DISCERNIMENTO ESPIRITUAL EM CONJUNTO

O discernimento comunitário comporta a existência de uma comunidade em caminho espiritual para “sentir com a Igreja”. O cristianismo não existe senão numa comunidade que se nutre da Palavra, sobretudo do Evangelho, através da leitura assídua, orante, contemplativa, incarnada, não somente exegética. Nutre-se na Eucaristia, na procura por fazer a vontade do Pai e no anúncio do Evangelho. Esta comunidade estendida até aos confins do mundo, abraça toda a humanidade e toda a história. A comunhão eclesial, com a sua diversidade e com as suas diversas expressões abraça também aqueles que não são crentes, porque em todos reside a semente da verdade.

Together! Todos juntos a caminho, na diversidade de dons, carismas e ministérios, tendo como guia o Espírito Santo, à luz da Palavra de Deus.

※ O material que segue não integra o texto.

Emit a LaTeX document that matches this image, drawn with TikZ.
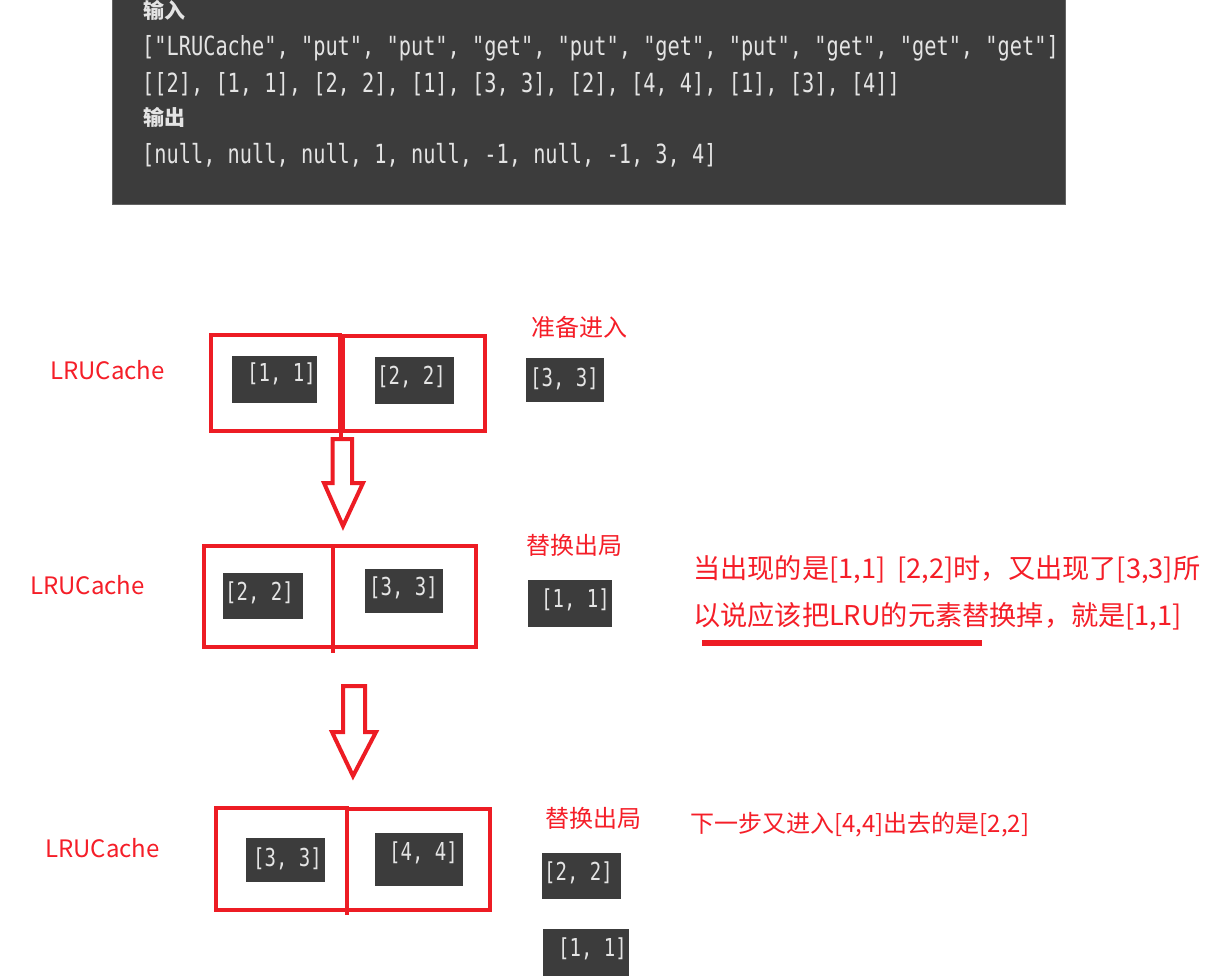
\documentclass[tikz,border=0pt]{standalone}
\usepackage{fontspec}
\newfontfamily\cjk{Noto Sans CJK SC}
\newfontfamily\monofont{DejaVu Sans Mono}
\definecolor{boxred}{RGB}{237,28,36}
\definecolor{txtred}{RGB}{245,30,40}
\definecolor{darkbg}{RGB}{60,60,60}
\definecolor{lighttxt}{RGB}{228,228,228}
\newcommand{\tallmono}[1]{\scalebox{1}[1.3]{#1}}
\tikzset{
  cellbox/.style={draw=boxred, line width=4pt, inner sep=0pt, outer sep=0pt},
  darkbox/.style={fill=darkbg, draw=none, inner sep=0pt, outer sep=0pt},
  boxtext/.style={text=lighttxt, font=\monofont\fontsize{19}{19}\selectfont, inner sep=0pt, anchor=west},
  codetext/.style={text=lighttxt, font=\monofont\fontsize{20.3}{20}\selectfont, inner sep=0pt, anchor=west},
  codetitle/.style={text=lighttxt, font=\cjk\bfseries\fontsize{21}{21}\selectfont, inner sep=0pt, anchor=west},
  redlabel/.style={text=txtred, font=\cjk\fontsize{24}{24}\selectfont, inner sep=0pt, anchor=west},
  notetext/.style={text=txtred, font=\cjk\fontsize{27.2}{27.2}\selectfont, inner sep=0pt, anchor=west},
  blockarrow/.style={draw=boxred, line width=4pt, line join=miter},
  redline/.style={draw=boxred, line width=4pt},
}
\begin{document}
\begin{tikzpicture}[x=1pt,y=-1pt]
\useasboundingbox (0,0) rectangle (1230,979);
\fill[white] (0,0) rectangle (1230,979);

% top code panel
\node[darkbox, draw=darkbg!80!white, line width=1pt, minimum width=953pt, minimum height=205pt, anchor=north west] (panel) at (112,-1) {};
\node[codetitle] (in) at (143,10) {输入};
\node[codetext] (l1) at (142,48) {\tallmono{["LRUCache", "put", "put", "get", "put", "get", "put", "get", "get", "get"]}};
\node[codetext] (l2) at (142,84) {\tallmono{[[2], [1, 1], [2, 2], [1], [3, 3], [2], [4, 4], [1], [3], [4]]}};
\node[codetitle] (out) at (143,117) {输出};
\node[codetext] (l3) at (142,155) {\tallmono{[null, null, null, 1, null, -1, null, -1, 3, 4]}};

% ---------- row 1 ----------
\node[redlabel] (lab1) at (50,370) {LRUCache};
\node[cellbox, minimum width=129pt, minimum height=96pt, anchor=north west] (c1a) at (211,335) {};
\node[cellbox, minimum width=142pt, minimum height=95pt, anchor=north west] (c1b) at (343,336) {};
\node[darkbox, minimum width=85pt, minimum height=47pt, anchor=north west] (d11) at (232,356) {};
\node[boxtext] at (247,374) {\tallmono{[1, 1]}};
\node[darkbox, minimum width=79pt, minimum height=47pt, anchor=north west] (d12) at (375,357) {};
\node[boxtext] at (377,377) {\tallmono{[2, 2]}};
\node[darkbox, minimum width=78pt, minimum height=44pt, anchor=north west] (d13) at (526,358) {};
\node[boxtext] at (530,379) {\tallmono{[3, 3]}};
\node[redlabel] (new1) at (531,327) {准备进入};

% arrow 1
\draw[redline] (341,431) -- (341,439);
\draw[blockarrow] (332.5,439) -- (332.5,483) -- (324,483) -- (343,526) -- (363,483) -- (352,483) -- (352,439) -- cycle;

% ---------- row 2 ----------
\node[redlabel] (lab2) at (30,585) {LRUCache};
\node[cellbox, minimum width=129pt, minimum height=101pt, anchor=north west] (c2a) at (204,546) {};
\node[cellbox, minimum width=143pt, minimum height=101pt, anchor=north west] (c2b) at (333,546) {};
\draw[redline] (333,647) -- (333,653);
\node[darkbox, minimum width=80pt, minimum height=46pt, anchor=north west] (d21) at (223,573) {};
\node[boxtext] at (225,593) {\tallmono{[2, 2]}};
\node[darkbox, minimum width=78pt, minimum height=44pt, anchor=north west] (d22) at (365,569) {};
\node[boxtext] at (369,588) {\tallmono{[3, 3]}};
\node[darkbox, minimum width=84pt, minimum height=47pt, anchor=north west] (d23) at (528,580) {};
\node[boxtext] at (541,600) {\tallmono{[1, 1]}};
\node[redlabel] (out2) at (526,545) {替换出局};
\node[notetext] (note1) at (693,570) {当出现的是[1,1]\ \ [2,2]时，又出现了[3,3]所};
\node[notetext] (note2) at (693,617) {以说应该把LRU的元素替换掉，就是[1,1]};
\draw[boxred, line width=6pt] (702,643) -- (982,643);

% arrow 2
\draw[blockarrow] (343,686) -- (343,732) -- (332,732) -- (353,776) -- (376,732) -- (365,732) -- (365,686) -- cycle;

% ---------- row 3 ----------
\node[redlabel] (lab3) at (45,848) {LRUCache};
\node[cellbox, minimum width=131pt, minimum height=102pt, anchor=north west] (c3a) at (216,808) {};
\node[cellbox, minimum width=143pt, minimum height=101pt, anchor=north west] (c3b) at (347,809) {};
\draw[redline] (347,910) -- (347,915);
\node[darkbox, minimum width=79pt, minimum height=44pt, anchor=north west] (d31) at (246,838) {};
\node[boxtext] at (253,859) {\tallmono{[3, 3]}};
\node[darkbox, minimum width=88pt, minimum height=53pt, anchor=north west] (d32) at (375,833) {};
\node[boxtext] at (389,853) {\tallmono{[4, 4]}};
\node[darkbox, minimum width=79pt, minimum height=46pt, anchor=north west] (d33) at (542,853) {};
\node[boxtext] at (544,873) {\tallmono{[2, 2]}};
\node[darkbox, minimum width=86pt, minimum height=47pt, anchor=north west] (d34) at (543,929) {};
\node[boxtext] at (558,949) {\tallmono{[1, 1]}};
\node[redlabel] (out3) at (545,818) {替换出局};
\node[redlabel] (note3) at (690,825) {下一步又进入[4,4]出去的是[2,2]};
\end{tikzpicture}
\end{document}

Foto: synod.va

A comunidade que discerne em comum deve criar condições de escuta, de reciprocidade, de respeito pela diversidade, de saber ler os sinais dos tempos. Quem se une e entra no processo deve também sentir-se interpelado a esta mudança pessoal, para poder aderir ao caminho da comunidade. É a conversão.

O objetivo deste processo é fazer uma “Lectio Divina” da realidade, do vivido. Não termina ao encontrar a vontade de Deus. É preciso manifestar, dizer «também eu quero. “Faça-se em mim segundo a tua vontade”» (Lc 1, 38). Não é fácil lá chegar, mas há caminhos: humildade, gratuidade, maior liberdade interior, mais compaixão pelos pobres.

O discernimento é uma resposta ao agir de Deus em cada tempo. O caminho sinodal quer renovar a vivência radical desta comunhão de Deus com o mundo e do mundo com Deus: «Tudo o que o Senhor disse, nós faremos» (Ex 19, 8); «os meus irmãos são aqueles que procuram a vontade de Deus e a cumprem» (Mt 12, 46-50).